Kenworthy knew little about the dog meat trade before HSI asked him last year to star in a public-service announcement with other Olympians. After learning more, he was eager to lend his celebrity to the cause. HSI filmed Friday's visit for use in a second PSA.
"It's dogs that are worthy of companionship, worthy of being a pet," Kenworthy said. "All they want is affection and attention, and they're stuck in tiny metal cages in the snow with nothing to eat."
Though he didn't medal, Kenworthy has been among Pyeongchang's biggest names, in part because of his social media work voicing LGBT pride.
Before he came out as gay in 2015, Kenworthy was best known for saving the strays in Sochi.
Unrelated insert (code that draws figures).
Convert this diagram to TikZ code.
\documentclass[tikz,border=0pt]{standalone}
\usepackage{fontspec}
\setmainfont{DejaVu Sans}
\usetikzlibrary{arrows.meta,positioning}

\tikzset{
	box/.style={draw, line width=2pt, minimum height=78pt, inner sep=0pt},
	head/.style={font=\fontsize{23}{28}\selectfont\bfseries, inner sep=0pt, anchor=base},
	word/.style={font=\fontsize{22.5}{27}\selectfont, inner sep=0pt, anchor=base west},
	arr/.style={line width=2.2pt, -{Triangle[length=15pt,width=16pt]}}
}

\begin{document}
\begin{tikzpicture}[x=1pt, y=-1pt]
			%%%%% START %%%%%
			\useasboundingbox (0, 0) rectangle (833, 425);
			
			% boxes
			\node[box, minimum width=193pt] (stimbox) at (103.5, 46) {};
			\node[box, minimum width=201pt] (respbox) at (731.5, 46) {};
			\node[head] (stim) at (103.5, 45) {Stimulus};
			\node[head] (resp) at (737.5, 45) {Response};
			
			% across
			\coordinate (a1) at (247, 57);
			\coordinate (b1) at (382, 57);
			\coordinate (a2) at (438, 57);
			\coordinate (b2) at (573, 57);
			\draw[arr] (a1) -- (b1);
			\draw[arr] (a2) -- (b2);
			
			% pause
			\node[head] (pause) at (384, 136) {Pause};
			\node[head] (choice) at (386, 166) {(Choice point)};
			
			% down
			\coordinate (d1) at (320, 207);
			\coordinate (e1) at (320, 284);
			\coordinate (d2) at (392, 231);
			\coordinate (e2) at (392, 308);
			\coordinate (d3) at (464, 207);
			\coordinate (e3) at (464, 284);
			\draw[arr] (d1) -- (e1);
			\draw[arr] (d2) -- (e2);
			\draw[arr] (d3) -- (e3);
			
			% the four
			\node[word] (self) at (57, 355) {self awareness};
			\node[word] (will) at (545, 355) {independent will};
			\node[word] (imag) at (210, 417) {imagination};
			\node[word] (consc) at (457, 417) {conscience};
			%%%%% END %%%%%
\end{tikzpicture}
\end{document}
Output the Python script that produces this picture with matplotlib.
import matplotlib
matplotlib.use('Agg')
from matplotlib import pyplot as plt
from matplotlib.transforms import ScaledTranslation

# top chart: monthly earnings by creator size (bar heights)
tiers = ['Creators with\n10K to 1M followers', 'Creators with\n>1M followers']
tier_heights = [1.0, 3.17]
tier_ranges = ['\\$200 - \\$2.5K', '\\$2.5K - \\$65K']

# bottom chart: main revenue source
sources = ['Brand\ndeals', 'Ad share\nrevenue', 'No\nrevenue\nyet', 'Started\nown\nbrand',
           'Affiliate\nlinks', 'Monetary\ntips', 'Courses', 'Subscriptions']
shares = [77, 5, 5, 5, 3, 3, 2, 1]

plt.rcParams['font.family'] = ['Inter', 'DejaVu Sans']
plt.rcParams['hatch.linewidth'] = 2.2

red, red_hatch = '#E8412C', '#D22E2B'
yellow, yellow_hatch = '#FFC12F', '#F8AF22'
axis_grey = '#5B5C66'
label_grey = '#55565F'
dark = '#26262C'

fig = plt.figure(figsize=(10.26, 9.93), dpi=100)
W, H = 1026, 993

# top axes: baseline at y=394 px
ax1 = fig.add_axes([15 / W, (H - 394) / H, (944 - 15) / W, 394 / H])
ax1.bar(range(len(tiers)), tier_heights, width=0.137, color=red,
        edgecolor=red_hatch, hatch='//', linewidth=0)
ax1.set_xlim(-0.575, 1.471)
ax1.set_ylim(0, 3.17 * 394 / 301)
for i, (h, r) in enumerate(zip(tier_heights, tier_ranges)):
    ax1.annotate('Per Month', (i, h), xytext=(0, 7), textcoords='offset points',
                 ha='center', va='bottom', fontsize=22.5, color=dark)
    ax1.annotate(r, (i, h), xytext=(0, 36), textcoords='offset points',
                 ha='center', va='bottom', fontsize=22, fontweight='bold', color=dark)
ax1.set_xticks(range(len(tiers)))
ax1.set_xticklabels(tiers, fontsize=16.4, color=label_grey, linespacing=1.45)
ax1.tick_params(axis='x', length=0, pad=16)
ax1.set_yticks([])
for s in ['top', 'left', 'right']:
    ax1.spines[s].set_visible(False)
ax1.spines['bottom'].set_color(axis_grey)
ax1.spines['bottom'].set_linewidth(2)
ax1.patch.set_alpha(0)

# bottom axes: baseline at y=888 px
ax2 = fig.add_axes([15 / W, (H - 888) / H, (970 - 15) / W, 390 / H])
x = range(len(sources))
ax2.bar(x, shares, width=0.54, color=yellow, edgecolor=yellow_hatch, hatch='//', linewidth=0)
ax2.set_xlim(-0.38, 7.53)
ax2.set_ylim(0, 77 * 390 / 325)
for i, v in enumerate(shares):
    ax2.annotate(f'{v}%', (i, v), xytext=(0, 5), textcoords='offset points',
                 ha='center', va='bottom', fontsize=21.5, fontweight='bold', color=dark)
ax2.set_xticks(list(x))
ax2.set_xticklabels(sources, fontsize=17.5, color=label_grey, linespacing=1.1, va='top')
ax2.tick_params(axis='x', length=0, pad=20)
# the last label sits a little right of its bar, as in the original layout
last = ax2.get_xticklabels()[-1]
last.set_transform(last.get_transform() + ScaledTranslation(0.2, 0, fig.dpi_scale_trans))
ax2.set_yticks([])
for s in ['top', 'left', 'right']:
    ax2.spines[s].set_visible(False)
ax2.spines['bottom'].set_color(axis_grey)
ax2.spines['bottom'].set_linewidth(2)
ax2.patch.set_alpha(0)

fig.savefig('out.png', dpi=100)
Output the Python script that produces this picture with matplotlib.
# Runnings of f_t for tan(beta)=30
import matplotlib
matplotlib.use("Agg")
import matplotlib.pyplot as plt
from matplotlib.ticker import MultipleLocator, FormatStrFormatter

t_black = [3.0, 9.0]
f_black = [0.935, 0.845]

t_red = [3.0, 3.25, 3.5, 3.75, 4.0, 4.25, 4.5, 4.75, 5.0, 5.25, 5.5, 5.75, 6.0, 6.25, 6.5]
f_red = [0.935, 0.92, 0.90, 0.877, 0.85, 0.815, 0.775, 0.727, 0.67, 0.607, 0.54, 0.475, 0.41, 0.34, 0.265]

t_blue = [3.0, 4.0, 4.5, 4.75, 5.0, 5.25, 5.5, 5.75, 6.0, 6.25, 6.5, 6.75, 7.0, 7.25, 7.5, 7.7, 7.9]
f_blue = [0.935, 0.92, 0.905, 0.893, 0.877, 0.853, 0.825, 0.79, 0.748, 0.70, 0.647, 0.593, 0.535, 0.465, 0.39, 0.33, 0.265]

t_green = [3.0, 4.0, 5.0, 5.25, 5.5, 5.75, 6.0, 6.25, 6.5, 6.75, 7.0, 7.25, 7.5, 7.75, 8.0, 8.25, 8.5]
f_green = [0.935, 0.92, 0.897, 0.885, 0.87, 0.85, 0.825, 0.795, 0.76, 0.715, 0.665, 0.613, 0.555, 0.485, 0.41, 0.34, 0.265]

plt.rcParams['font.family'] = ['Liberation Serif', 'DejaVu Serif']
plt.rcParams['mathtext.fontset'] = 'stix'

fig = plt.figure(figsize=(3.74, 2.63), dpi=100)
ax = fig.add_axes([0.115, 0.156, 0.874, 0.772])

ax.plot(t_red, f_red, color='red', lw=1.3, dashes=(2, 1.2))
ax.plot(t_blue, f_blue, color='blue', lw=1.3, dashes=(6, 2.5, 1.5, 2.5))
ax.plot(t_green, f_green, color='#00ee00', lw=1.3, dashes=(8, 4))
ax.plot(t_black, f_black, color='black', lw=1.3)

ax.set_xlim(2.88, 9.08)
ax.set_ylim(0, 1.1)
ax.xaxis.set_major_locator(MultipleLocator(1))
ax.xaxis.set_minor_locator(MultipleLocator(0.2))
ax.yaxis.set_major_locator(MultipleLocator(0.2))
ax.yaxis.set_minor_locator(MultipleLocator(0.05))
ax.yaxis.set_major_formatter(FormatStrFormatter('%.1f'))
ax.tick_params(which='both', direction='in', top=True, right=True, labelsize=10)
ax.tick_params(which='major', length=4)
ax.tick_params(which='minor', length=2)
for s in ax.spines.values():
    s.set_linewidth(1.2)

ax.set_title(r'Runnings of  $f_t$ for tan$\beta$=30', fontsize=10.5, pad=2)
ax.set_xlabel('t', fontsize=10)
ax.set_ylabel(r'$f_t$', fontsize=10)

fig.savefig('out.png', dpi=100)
One of those dogs still lives with his mother, and two more are with his ex-boyfriend.
Kenworthy, born in Britain and raised in Colorado, wants to be careful about dictating principles to another culture. But he feels strongly that if Koreans are going to eat dog, the animals should at least be treated humanely.
"I don't think it's fair to come and say, 'The way that we do something is the right way,'" he said. "But also, I don't think that cruelty is culture."
Kenworthy wants to adopt one of the Siheung puppies, but his family is objecting because he and Wilkas -- an actor best known for starring in the film "Gayby" -- both spend so much time on the road. They have time to decide, with the pups still locked in quarantine.
"If it doesn't end up with me," he said, "I'd like to just make sure I know that it has a home where it's loved and warm and fed and taken care of."